Giovanni Guzzo ist seit 2021 Konzertmeister der Camerata. In seiner Heimat Venezuela begann er früh mit dem Klavier- und Violinspiel und erhielt – gefördert von dem französischen Virtuosen Maurice Hasson – ein Stipendium zum Studium an der Royal Academy of Music in London, das er mit den höchsten Auszeichnungen abschloss. Seit  2022 hat er eine Professur an der Kunstuniversität Graz inne. Giovanni Guzzo konzertiert weltweit als Solist, Kammermusiker, Konzertmeister und Dirigent. Seine CD-Einspielung der kompletten Solo­sonaten von Ysaÿe wurde von der Fachpresse hoch gelobt. Der Künstler spielt eine Violine von Gennaro Gagliano aus dem Jahre 1759.

Hélène Grimaud ist leidenschaftliche Pianistin, engagierte Naturschützerin und Menschenrechtlerin sowie Buchautorin. Seit 2002 Exklusivkünstlerin der Deutschen Grammophon, haben ihre Aufnahmen begeisterte Kritiken und zahlreiche Auszeichnungen erhalten. Hélène Grimaud studierte in ihrer Heimatstadt Aix-en-Provence, in Marseille, am Pariser Conservatoire sowie bei György Sándor und Leon Fleisher. 1987 gab sie ihr erfolgreiches erstes Recital in Tokio und konzertierte mit dem Orchestre de Paris unter Daniel Barenboim. Seither haben sie umjubelte Soloabende, Auftritte mit den renommiertesten Orchestern und Dirigenten sowie als Kammermusikerin um den ganzen Erdball geführt. Ihre umfangreiche Diskographie nennt als jüngere Aufnahmen die Alben „Memory“ (Werke von Chopin, Debussy, Satie und Silvestrov), „The Messenger“ mit der Camerata Salzburg (Silvestrov und Mozart), „Silent Songs“ mit dem Bariton Konstantin Krimmel (Silvestrov), „For Clara“ (Schumann und Brahms) sowie Schumanns Klavierkonzert mit der Camerata Salzburg.
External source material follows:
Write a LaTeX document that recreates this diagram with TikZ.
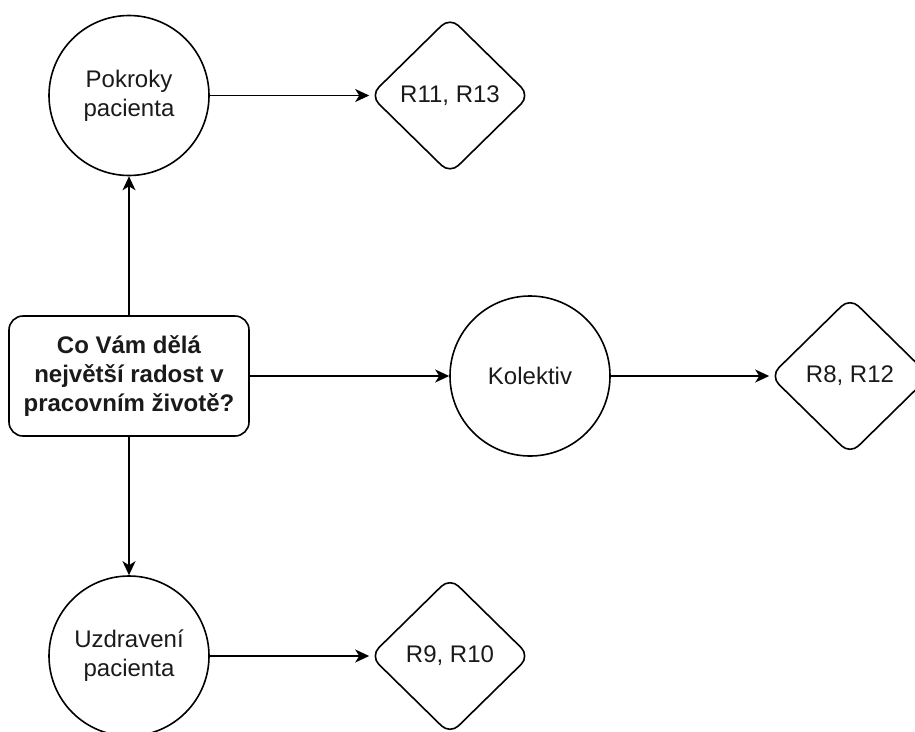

Ihre zufällige Begegnung mit einem Wolf in Nordflorida führte zu dem Entschluss, ein Zentrum für Umwelterziehung ins Leben zu rufen, zudem ist sie Mitglied der Organisation „Musicians for Human Rights“. Bisher sind drei Bücher von ihr erschienen. Hélène Grimauds außerordentlicher Beitrag zur Welt der klassischen Musik wurde von der französischen Regierung durch die Aufnahme in die Ehrenlegion im Rang eines Ritters gewürdigt.